— START OF PROVIDED MATERIAL —
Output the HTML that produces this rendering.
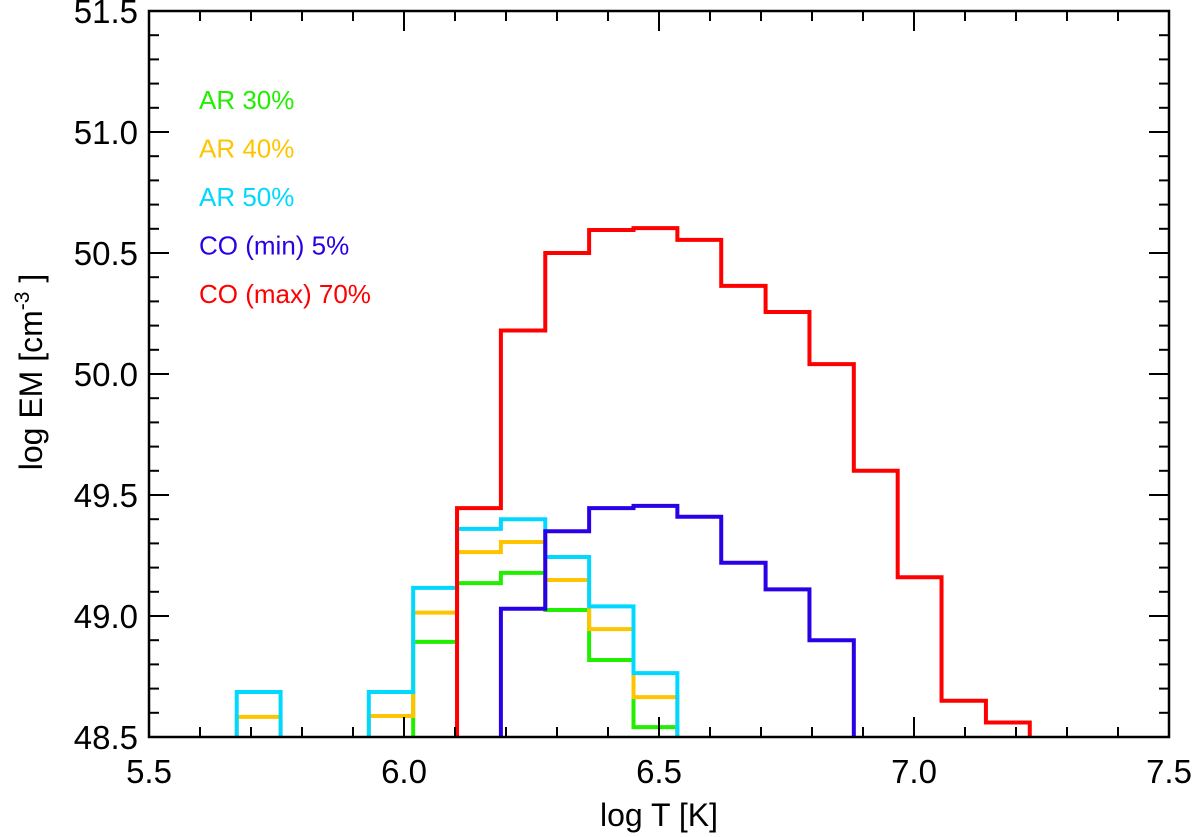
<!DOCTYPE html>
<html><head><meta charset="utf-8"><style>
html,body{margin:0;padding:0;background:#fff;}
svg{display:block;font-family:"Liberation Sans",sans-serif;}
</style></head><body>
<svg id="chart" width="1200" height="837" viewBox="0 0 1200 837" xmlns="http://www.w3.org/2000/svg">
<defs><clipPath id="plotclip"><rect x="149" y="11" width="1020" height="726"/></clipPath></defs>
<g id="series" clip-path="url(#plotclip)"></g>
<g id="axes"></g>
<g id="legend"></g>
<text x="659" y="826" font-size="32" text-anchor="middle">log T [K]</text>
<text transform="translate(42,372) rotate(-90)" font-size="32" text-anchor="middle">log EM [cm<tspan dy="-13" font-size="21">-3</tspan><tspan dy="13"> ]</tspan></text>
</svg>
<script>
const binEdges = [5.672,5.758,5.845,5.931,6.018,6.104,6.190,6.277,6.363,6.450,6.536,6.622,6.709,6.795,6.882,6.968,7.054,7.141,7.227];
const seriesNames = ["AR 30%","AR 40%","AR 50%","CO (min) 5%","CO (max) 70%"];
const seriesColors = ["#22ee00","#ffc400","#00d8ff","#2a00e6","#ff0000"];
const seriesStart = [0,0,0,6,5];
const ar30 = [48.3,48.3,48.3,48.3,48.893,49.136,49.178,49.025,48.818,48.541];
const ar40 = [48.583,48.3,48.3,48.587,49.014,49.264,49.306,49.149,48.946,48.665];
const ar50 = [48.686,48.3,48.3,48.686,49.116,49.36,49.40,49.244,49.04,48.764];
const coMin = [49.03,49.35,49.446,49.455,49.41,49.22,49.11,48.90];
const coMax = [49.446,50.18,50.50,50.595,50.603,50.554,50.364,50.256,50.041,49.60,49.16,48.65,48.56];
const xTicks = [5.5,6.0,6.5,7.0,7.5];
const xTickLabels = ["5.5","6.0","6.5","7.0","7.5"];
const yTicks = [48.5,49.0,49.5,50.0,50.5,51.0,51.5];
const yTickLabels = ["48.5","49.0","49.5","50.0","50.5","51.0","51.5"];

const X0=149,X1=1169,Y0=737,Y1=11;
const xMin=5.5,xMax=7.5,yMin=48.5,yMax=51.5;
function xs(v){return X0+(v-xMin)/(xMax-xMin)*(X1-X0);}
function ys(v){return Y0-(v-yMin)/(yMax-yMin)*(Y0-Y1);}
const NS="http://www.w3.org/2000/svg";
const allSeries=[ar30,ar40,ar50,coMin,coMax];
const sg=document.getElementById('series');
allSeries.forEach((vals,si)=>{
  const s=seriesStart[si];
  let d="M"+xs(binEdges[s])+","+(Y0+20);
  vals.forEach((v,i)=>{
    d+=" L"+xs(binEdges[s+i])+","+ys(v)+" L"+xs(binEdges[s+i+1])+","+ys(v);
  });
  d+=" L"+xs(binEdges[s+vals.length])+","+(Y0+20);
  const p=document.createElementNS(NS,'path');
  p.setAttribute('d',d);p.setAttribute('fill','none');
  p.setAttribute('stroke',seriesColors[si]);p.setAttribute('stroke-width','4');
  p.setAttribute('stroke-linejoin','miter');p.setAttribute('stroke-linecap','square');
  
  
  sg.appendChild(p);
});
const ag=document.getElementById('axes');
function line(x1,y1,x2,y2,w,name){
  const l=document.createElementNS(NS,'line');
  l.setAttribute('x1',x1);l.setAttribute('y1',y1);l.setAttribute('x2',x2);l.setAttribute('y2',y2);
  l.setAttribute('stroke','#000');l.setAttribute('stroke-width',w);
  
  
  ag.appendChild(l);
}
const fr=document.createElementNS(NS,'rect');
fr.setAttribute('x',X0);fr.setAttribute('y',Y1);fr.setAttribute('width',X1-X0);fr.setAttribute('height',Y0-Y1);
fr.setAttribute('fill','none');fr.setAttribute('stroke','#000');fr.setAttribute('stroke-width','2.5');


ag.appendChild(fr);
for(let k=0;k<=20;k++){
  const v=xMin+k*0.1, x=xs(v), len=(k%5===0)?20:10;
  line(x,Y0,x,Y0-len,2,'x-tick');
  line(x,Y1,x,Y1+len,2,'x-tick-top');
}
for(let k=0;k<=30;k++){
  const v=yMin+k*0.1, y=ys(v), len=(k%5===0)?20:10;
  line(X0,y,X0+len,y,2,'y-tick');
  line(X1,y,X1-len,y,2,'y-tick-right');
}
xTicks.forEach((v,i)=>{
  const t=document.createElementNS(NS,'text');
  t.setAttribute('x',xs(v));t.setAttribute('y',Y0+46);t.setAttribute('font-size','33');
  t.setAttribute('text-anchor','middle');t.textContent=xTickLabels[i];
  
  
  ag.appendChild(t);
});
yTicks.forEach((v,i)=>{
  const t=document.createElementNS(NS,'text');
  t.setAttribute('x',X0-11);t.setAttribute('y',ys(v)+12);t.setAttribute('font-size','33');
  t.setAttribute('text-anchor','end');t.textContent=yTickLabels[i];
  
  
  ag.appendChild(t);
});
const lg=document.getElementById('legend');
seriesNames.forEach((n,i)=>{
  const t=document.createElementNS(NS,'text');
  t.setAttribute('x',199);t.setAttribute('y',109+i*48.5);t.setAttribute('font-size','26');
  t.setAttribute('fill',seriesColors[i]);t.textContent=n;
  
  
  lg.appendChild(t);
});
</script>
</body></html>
— END OF PROVIDED MATERIAL —
WORK REQUIRED => All the lines above are to be reproduced exactly, except the pictures.

RESULT OF THIS EXERCISE =>
Output the HTML that produces this rendering.
<!DOCTYPE html>
<html><head><meta charset="utf-8"><style>
html,body{margin:0;padding:0;background:#fff;}
svg{display:block;font-family:"Liberation Sans",sans-serif;}
</style></head><body>
<svg id="chart" width="1200" height="837" viewBox="0 0 1200 837" xmlns="http://www.w3.org/2000/svg">
<defs><clipPath id="plotclip"><rect x="149" y="11" width="1020" height="726"/></clipPath></defs>
<g id="series" clip-path="url(#plotclip)"></g>
<g id="axes"></g>
<g id="legend"></g>
<text x="659" y="826" font-size="32" text-anchor="middle">log T [K]</text>
<text transform="translate(42,372) rotate(-90)" font-size="32" text-anchor="middle">log EM [cm<tspan dy="-13" font-size="21">-3</tspan><tspan dy="13"> ]</tspan></text>
</svg>
<script>
const binEdges = [5.672,5.758,5.845,5.931,6.018,6.104,6.190,6.277,6.363,6.450,6.536,6.622,6.709,6.795,6.882,6.968,7.054,7.141,7.227];
const seriesNames = ["AR 30%","AR 40%","AR 50%","CO (min) 5%","CO (max) 70%"];
const seriesColors = ["#22ee00","#ffc400","#00d8ff","#2a00e6","#ff0000"];
const seriesStart = [0,0,0,6,5];
const ar30 = [48.3,48.3,48.3,48.3,48.893,49.136,49.178,49.025,48.818,48.541];
const ar40 = [48.583,48.3,48.3,48.587,49.014,49.264,49.306,49.149,48.946,48.665];
const ar50 = [48.686,48.3,48.3,48.686,49.116,49.36,49.40,49.244,49.04,48.764];
const coMin = [49.03,49.35,49.446,49.455,49.41,49.22,49.11,48.90];
const coMax = [49.446,50.18,50.50,50.595,50.603,50.554,50.364,50.256,50.041,49.60,49.16,48.65,48.56];
const xTicks = [5.5,6.0,6.5,7.0,7.5];
const xTickLabels = ["5.5","6.0","6.5","7.0","7.5"];
const yTicks = [48.5,49.0,49.5,50.0,50.5,51.0,51.5];
const yTickLabels = ["48.5","49.0","49.5","50.0","50.5","51.0","51.5"];

const X0=149,X1=1169,Y0=737,Y1=11;
const xMin=5.5,xMax=7.5,yMin=48.5,yMax=51.5;
function xs(v){return X0+(v-xMin)/(xMax-xMin)*(X1-X0);}
function ys(v){return Y0-(v-yMin)/(yMax-yMin)*(Y0-Y1);}
const NS="http://www.w3.org/2000/svg";
const allSeries=[ar30,ar40,ar50,coMin,coMax];
const sg=document.getElementById('series');
allSeries.forEach((vals,si)=>{
  const s=seriesStart[si];
  let d="M"+xs(binEdges[s])+","+(Y0+20);
  vals.forEach((v,i)=>{
    d+=" L"+xs(binEdges[s+i])+","+ys(v)+" L"+xs(binEdges[s+i+1])+","+ys(v);
  });
  d+=" L"+xs(binEdges[s+vals.length])+","+(Y0+20);
  const p=document.createElementNS(NS,'path');
  p.setAttribute('d',d);p.setAttribute('fill','none');
  p.setAttribute('stroke',seriesColors[si]);p.setAttribute('stroke-width','4');
  p.setAttribute('stroke-linejoin','miter');p.setAttribute('stroke-linecap','square');
  
  
  sg.appendChild(p);
});
const ag=document.getElementById('axes');
function line(x1,y1,x2,y2,w,name){
  const l=document.createElementNS(NS,'line');
  l.setAttribute('x1',x1);l.setAttribute('y1',y1);l.setAttribute('x2',x2);l.setAttribute('y2',y2);
  l.setAttribute('stroke','#000');l.setAttribute('stroke-width',w);
  
  
  ag.appendChild(l);
}
const fr=document.createElementNS(NS,'rect');
fr.setAttribute('x',X0);fr.setAttribute('y',Y1);fr.setAttribute('width',X1-X0);fr.setAttribute('height',Y0-Y1);
fr.setAttribute('fill','none');fr.setAttribute('stroke','#000');fr.setAttribute('stroke-width','2.5');


ag.appendChild(fr);
for(let k=0;k<=20;k++){
  const v=xMin+k*0.1, x=xs(v), len=(k%5===0)?20:10;
  line(x,Y0,x,Y0-len,2,'x-tick');
  line(x,Y1,x,Y1+len,2,'x-tick-top');
}
for(let k=0;k<=30;k++){
  const v=yMin+k*0.1, y=ys(v), len=(k%5===0)?20:10;
  line(X0,y,X0+len,y,2,'y-tick');
  line(X1,y,X1-len,y,2,'y-tick-right');
}
xTicks.forEach((v,i)=>{
  const t=document.createElementNS(NS,'text');
  t.setAttribute('x',xs(v));t.setAttribute('y',Y0+46);t.setAttribute('font-size','33');
  t.setAttribute('text-anchor','middle');t.textContent=xTickLabels[i];
  
  
  ag.appendChild(t);
});
yTicks.forEach((v,i)=>{
  const t=document.createElementNS(NS,'text');
  t.setAttribute('x',X0-11);t.setAttribute('y',ys(v)+12);t.setAttribute('font-size','33');
  t.setAttribute('text-anchor','end');t.textContent=yTickLabels[i];
  
  
  ag.appendChild(t);
});
const lg=document.getElementById('legend');
seriesNames.forEach((n,i)=>{
  const t=document.createElementNS(NS,'text');
  t.setAttribute('x',199);t.setAttribute('y',109+i*48.5);t.setAttribute('font-size','26');
  t.setAttribute('fill',seriesColors[i]);t.textContent=n;
  
  
  lg.appendChild(t);
});
</script>
</body></html>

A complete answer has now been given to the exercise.